Le Primaire est marqué : par l’occupation de l’ensemble du milieu marin par tous les groupes d’Invertébrés, c’est-à-dire par la poursuite de l’utilisation par le monde vivant de l’oxygène dissous dans l’eau de mer ; par l’apparition des premiers Vertébrés (à la fin de la première moitié du Primaire) ; par le passage de la vie aquatique à la vie terrestre, c’est-à-dire l’apparition des Vertébrés Tétrapodes, au Paléozoïque supérieur (la conquête du milieu terrestre, que réalisent également certains Invertébrés, est accompagnée par l’apparition et le développement des végétaux terrestres ; c’est la réussite irréversible du processus d’utilisation de l’oxygène atmosphérique.

De ce tour d’horizon, on doit conclure cependant que le monde vivant de l’ère primaire a un cachet « ancien » ; certaines classes manquent encore (Mammifères, Oiseaux, végétaux Angiospermes), d’autres classes ne sont représentées que par des formes primitives.

Sur le plan pétrographique, ce cachet se retrouve dans les principaux terrains sédimentaires déposés à cette période : les schistes noirs, les calcaires foncés, les grès rouges forment un contraste souvent frappant avec les terrains secondaires et tertiaires. Cette opposition est d’autant mieux marquée que ces terrains constituent actuellement le « socle » qui sert de soubassement aux formations plus jeunes. Les terrains primaires déposés avant l’époque hercynienne ont tous été plissés par la suite et souvent même pénétrés de granités, voire souvent transformés complètement, métamorphisés.
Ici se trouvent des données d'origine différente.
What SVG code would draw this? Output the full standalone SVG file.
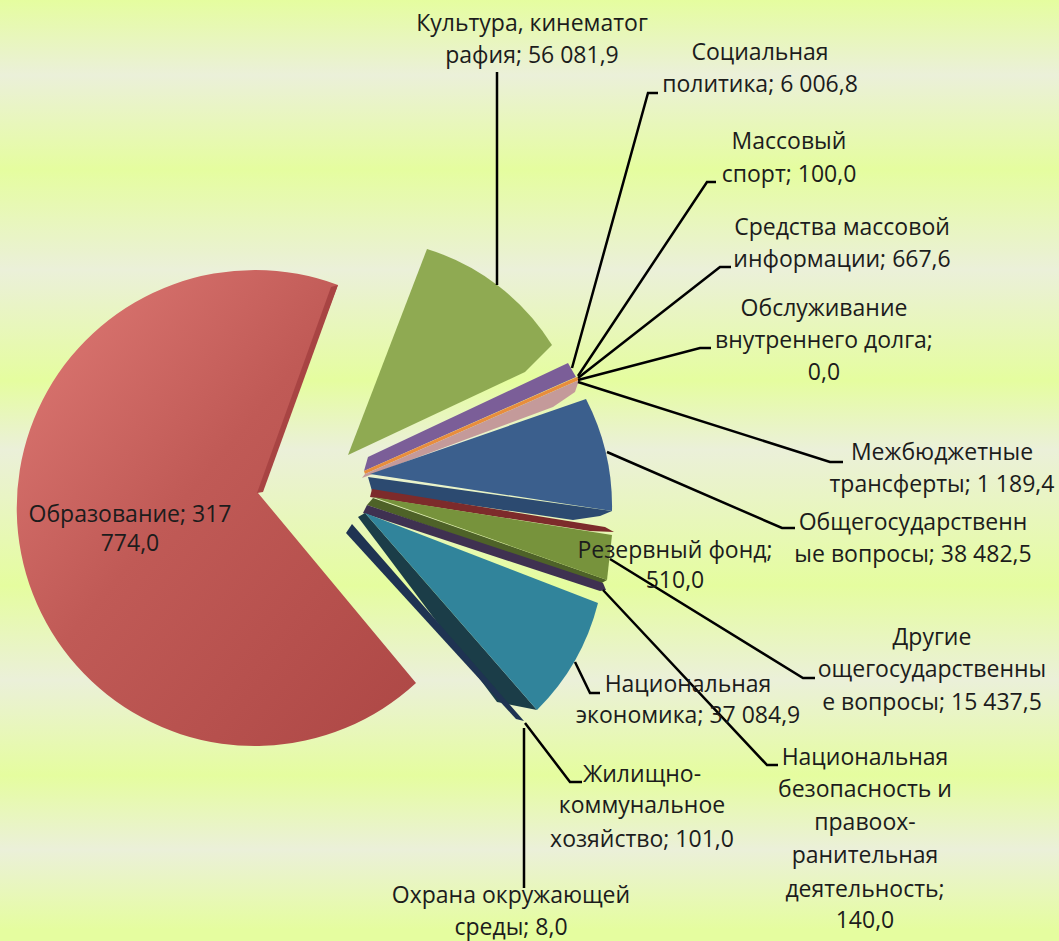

On comprend que l’on n’en trouve plus la trace que dans les « massifs anciens » (en France, par exemple, Massif armoricain, Ardennes, Massif central) ou dans le socle de chaînes de montagnes plus récentes, où ils constituent comme autant de noyaux (Alpes, Pyrénées, etc.).


Aspect général du globe

À la fin du Précambrien, la croûte terrestre est arrivée à un point important de son évolution ; une série d’orogenèses complexes a abouti à une cratonisation notable ; le globe comprend d’importants boucliers continentaux autour desquels l’histoire ultérieure du globe (stratigraphie, tectonique) s’ordonnera.

Mais, s’il est vrai que ces boucliers précambriens forment l’ossature des continents actuels et constituent le noyau des chaînes de montagnes qui se sont succédé depuis la dernière orogenèse précambrienne (l’orogenèse cadomienne), il convient de souligner que leur disposition relative n’était pas celle que nous connaissons aujourd’hui.

Les faits nouveaux et découvertes récentes qui sont à l’origine de la notion d’expansion océanique et de la théorie de la tectonique des plaques permettent de comprendre la naissance des océans et obligent à admettre une dérive des continents depuis le Primaire. Le Primaire est une ère où il ne saurait être question d’océans Atlantique, Pacifique et Indien, mais de continents rassemblés en une masse plus ou moins unique, ce qui explique les analogies entre l’Amérique du Sud et l’Afrique, l’identité des évolutions structurales de l’Amérique du Nord et de l’Europe nord-occidentale, etc.

La répartition des climats, alors déjà bien différenciés, dépend évidemment de cette disposition originale des masses continentales, mais elle oblige également à admettre une position de l’axe des pôles tout à fait différente de l’actuelle. Les études paléoclimatologiques, les mesures paléomagnétiques indiquent au Cambrien un pôle situé sur l’actuel tropique vers 150° de long. O. La répartition des climats chauds (et par là, des séries récifales), désertiques (formations évaporitiques) en est évidemment affectée ; il est curieux de noter que les régions arctiques actuelles étaient alors des déserts chauds. Plusieurs glaciations interviendront : tout au début du Cambrien, à l’Ordovicien (sensible surtout au Sahara), au Permien (sur tout le « continent de Gondwana », Afrique du Sud, Inde, Australie, etc.).